We turned to the magic of the 3.5% behavioural change threshold[ii]. Whether AYCH should think about, debate and perhaps demonstrate through its work how to make behavioural change happen. Thinking here about Florent’s comment about AYCH changing his practice, AYCH Ocean’s impact on the Cíes Islands and some of the campaigns which Young People have presented at our local and transnational Creative Jams. Sometimes the issues we deal with – Climate Change, loss of habitat, mental health etc are overwhelming. How do we overcome being overwhelmed? There is something about scale “think globally, act locally” which has somehow been lost.

Discussions turned to those everyday straplines the permeate our lives. What do they mean and are their messages too human-centric? The Royal Society for the Protection of Birds (RSPB) has ‘giving nature a home’. Do we give nature a home? Is it ours to give? Perhaps with our focus on circular economies and sustainable practice AYCH and our Young People could examine our messaging to ‘de-throne the human’ and in doing so enhance behavioural change.

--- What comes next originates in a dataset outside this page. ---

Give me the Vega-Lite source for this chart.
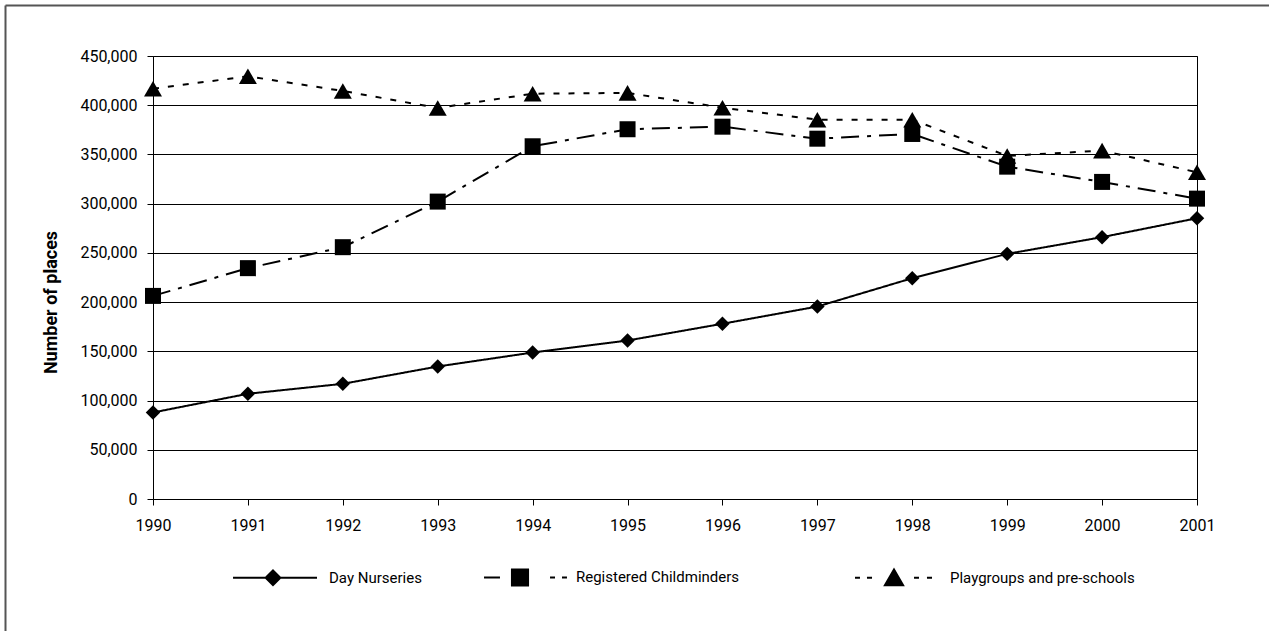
{
  "$schema": "https://vega.github.io/schema/vega-lite/v6.json",
  "width": 1044,
  "height": 443,
  "autosize": {"type": "none"},
  "padding": {"left": 153, "top": 56, "right": 72, "bottom": 132},
  "background": "white",
  "config": {
    "font": "Roboto",
    "view": {"stroke": "black", "strokeWidth": 1},
    "axis": {
      "labelFont": "Roboto",
      "labelFontSize": 16,
      "labelColor": "black",
      "tickColor": "black",
      "tickSize": 6,
      "domainColor": "black",
      "gridColor": "black",
      "gridOpacity": 1,
      "gridWidth": 1
    }
  },
  "data": {
    "values": [
      {"year": 1990, "series": "Day Nurseries", "value": 87900},
      {"year": 1991, "series": "Day Nurseries", "value": 106900},
      {"year": 1992, "series": "Day Nurseries", "value": 117000},
      {"year": 1993, "series": "Day Nurseries", "value": 134600},
      {"year": 1994, "series": "Day Nurseries", "value": 148800},
      {"year": 1995, "series": "Day Nurseries", "value": 161000},
      {"year": 1996, "series": "Day Nurseries", "value": 178000},
      {"year": 1997, "series": "Day Nurseries", "value": 195500},
      {"year": 1998, "series": "Day Nurseries", "value": 224300},
      {"year": 1999, "series": "Day Nurseries", "value": 249000},
      {"year": 2000, "series": "Day Nurseries", "value": 266000},
      {"year": 2001, "series": "Day Nurseries", "value": 285200},
      {"year": 1990, "series": "Registered Childminders", "value": 206300},
      {"year": 1991, "series": "Registered Childminders", "value": 234500},
      {"year": 1992, "series": "Registered Childminders", "value": 255800},
      {"year": 1993, "series": "Registered Childminders", "value": 302100},
      {"year": 1994, "series": "Registered Childminders", "value": 358300},
      {"year": 1995, "series": "Registered Childminders", "value": 375600},
      {"year": 1996, "series": "Registered Childminders", "value": 378200},
      {"year": 1997, "series": "Registered Childminders", "value": 366000},
      {"year": 1998, "series": "Registered Childminders", "value": 370800},
      {"year": 1999, "series": "Registered Childminders", "value": 337600},
      {"year": 2000, "series": "Registered Childminders", "value": 322100},
      {"year": 2001, "series": "Registered Childminders", "value": 305100},
      {"year": 1990, "series": "Playgroups and pre-schools", "value": 416800},
      {"year": 1991, "series": "Playgroups and pre-schools", "value": 429400},
      {"year": 1992, "series": "Playgroups and pre-schools", "value": 414500},
      {"year": 1993, "series": "Playgroups and pre-schools", "value": 397200},
      {"year": 1994, "series": "Playgroups and pre-schools", "value": 411700},
      {"year": 1995, "series": "Playgroups and pre-schools", "value": 412500},
      {"year": 1996, "series": "Playgroups and pre-schools", "value": 397500},
      {"year": 1997, "series": "Playgroups and pre-schools", "value": 385300},
      {"year": 1998, "series": "Playgroups and pre-schools", "value": 385300},
      {"year": 1999, "series": "Playgroups and pre-schools", "value": 348500},
      {"year": 2000, "series": "Playgroups and pre-schools", "value": 353900},
      {"year": 2001, "series": "Playgroups and pre-schools", "value": 331900}
    ]
  },
  "resolve": {"axis": {"x": "independent", "y": "independent"}},
  "layer": [
    {
      "mark": {"type": "line", "color": "black", "strokeWidth": 2},
      "encoding": {
        "x": {
          "field": "year", "type": "ordinal",
          "scale": {"type": "point", "padding": 0},
          "axis": {"title": null, "labelAngle": 0, "labelPadding": 12, "grid": false, "domain": false, "orient": "bottom"}
        },
        "y": {
          "field": "value", "type": "quantitative",
          "scale": {"domain": [0, 450000]},
          "axis": {
            "orient": "left",
            "title": "Number of places",
            "values": [0, 50000, 100000, 150000, 200000, 250000, 300000, 350000, 400000, 450000],
            "format": ",.0f",
            "grid": true,
            "domain": false,
            "labelPadding": 10,
            "titleFont": "Roboto",
            "titleFontSize": 18,
            "titleFontWeight": "bold",
            "titleColor": "black",
            "titleAngle": -90,
            "titleX": -97,
            "titleY": 246,
            "titleAlign": "center",
            "titleBaseline": "alphabetic"
          }
        },
        "strokeDash": {
          "field": "series", "type": "nominal",
          "scale": {
            "domain": ["Playgroups and pre-schools", "Registered Childminders", "Day Nurseries"],
            "range": [[6, 9], [18, 8, 4, 8], [1, 0]]
          },
          "legend": null
        }
      }
    },
    {
      "transform": [{"filter": "datum.series == 'Day Nurseries'"}],
      "mark": {"type": "point", "filled": true, "color": "black", "opacity": 1, "shape": "diamond", "size": 210},
      "encoding": {
        "x": {
          "field": "year", "type": "ordinal",
          "axis": {
            "orient": "top", "offset": 51, "title": null, "labels": false, "grid": false, "domain": false,
            "values": [1990], "ticks": true, "tickOffset": -148, "tickSize": -700, "tickColor": "#555555", "tickWidth": 2
          }
        },
        "y": {
          "field": "value", "type": "quantitative",
          "axis": {
            "orient": "left", "offset": 148, "title": null, "labels": false, "grid": false, "domain": false,
            "values": [450000], "ticks": true, "tickOffset": -51, "tickSize": -1300, "tickColor": "#555555", "tickWidth": 2
          }
        }
      }
    },
    {
      "transform": [{"filter": "datum.series == 'Registered Childminders'"}],
      "mark": {"type": "point", "filled": true, "color": "black", "opacity": 1, "shape": "square", "size": 256},
      "encoding": {
        "x": {"field": "year", "type": "ordinal", "axis": null},
        "y": {"field": "value", "type": "quantitative", "axis": null}
      }
    },
    {
      "transform": [{"filter": "datum.series == 'Playgroups and pre-schools'"}],
      "mark": {"type": "point", "filled": true, "color": "black", "opacity": 1, "shape": "triangle-up", "size": 324},
      "encoding": {
        "x": {"field": "year", "type": "ordinal", "axis": null},
        "y": {"field": "value", "type": "quantitative", "axis": null}
      }
    },
    {
      "mark": {"type": "point", "filled": true, "color": "black", "strokeWidth": 2, "opacity": 0},
      "encoding": {
        "x": {"field": "year", "type": "ordinal", "axis": null},
        "y": {"field": "value", "type": "quantitative", "axis": null},
        "stroke": {
          "field": "series", "type": "nominal",
          "scale": {
            "domain": ["Day Nurseries", "Registered Childminders", "Playgroups and pre-schools"],
            "range": ["black", "black", "black"]
          },
          "legend": {
            "orient": "none", "legendX": 112, "legendY": 513, "direction": "horizontal", "title": null,
            "symbolSize": 196, "symbolStrokeWidth": 2, "symbolOpacity": 1,
            "labelFont": "Roboto", "labelFontSize": 15, "labelColor": "black", "labelLimit": 500,
            "labelOffset": 48, "columnPadding": 58
          }
        },
        "shape": {
          "field": "series", "type": "nominal",
          "scale": {
            "domain": ["Day Nurseries", "Registered Childminders", "Playgroups and pre-schools"],
            "range": [
              "M-5.71,0H6.29M0,-1.05L1.05,0L0,1.05L-1.05,0Z",
              "M-5.14,0H-2.86M-1.15,-1.15H1.15V1.15H-1.15ZM4.29,0H5M6,0H6.71M38.4,0",
              "M-5.57,0H-4.86M-3.86,0H-3.14M0,-1.2L1.3,1.05L-1.3,1.05ZM2.86,0H3.57M4.71,0H5.43"
            ]
          },
          "legend": {
            "orient": "none", "legendX": 112, "legendY": 513, "direction": "horizontal", "title": null,
            "symbolSize": 196, "symbolStrokeWidth": 2, "symbolOpacity": 1,
            "labelFont": "Roboto", "labelFontSize": 15, "labelColor": "black", "labelLimit": 500,
            "labelOffset": 48, "columnPadding": 58
          }
        }
      }
    }
  ]
}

We work in a world of constructs which are not-fit-for-purpose. Where academics work in collaboration across borders but where universities are ranked by research publication which they want to ‘own’ and where products/services/campaigns are co-designed by AYCH transnational teams where Intellectual Property rights and State Aid are complex.  Recognition is due, but are their things that are beyond ownership? AYCH believes there is, and our Wiki demonstrates this but in other ways we are bound by out-dated constructs. Reporting for ACYH is heavily text based, divided and sub-divided until the essence of what we do is lost whereas we could use the Key Enabling Technologies, multimedia and immersive experience to show so much more.

Our conversation briefly turned to the benefit of ‘gaze aversion’[iii] and how our fixation on eye contact might sometimes be misplaced but we had to an end before we could really start. But I hope that we might learn something from one another. For the moment I have promised to send some videos of AYCH, think about opportunities for collaboration and to allow more time for slow meandering conversation.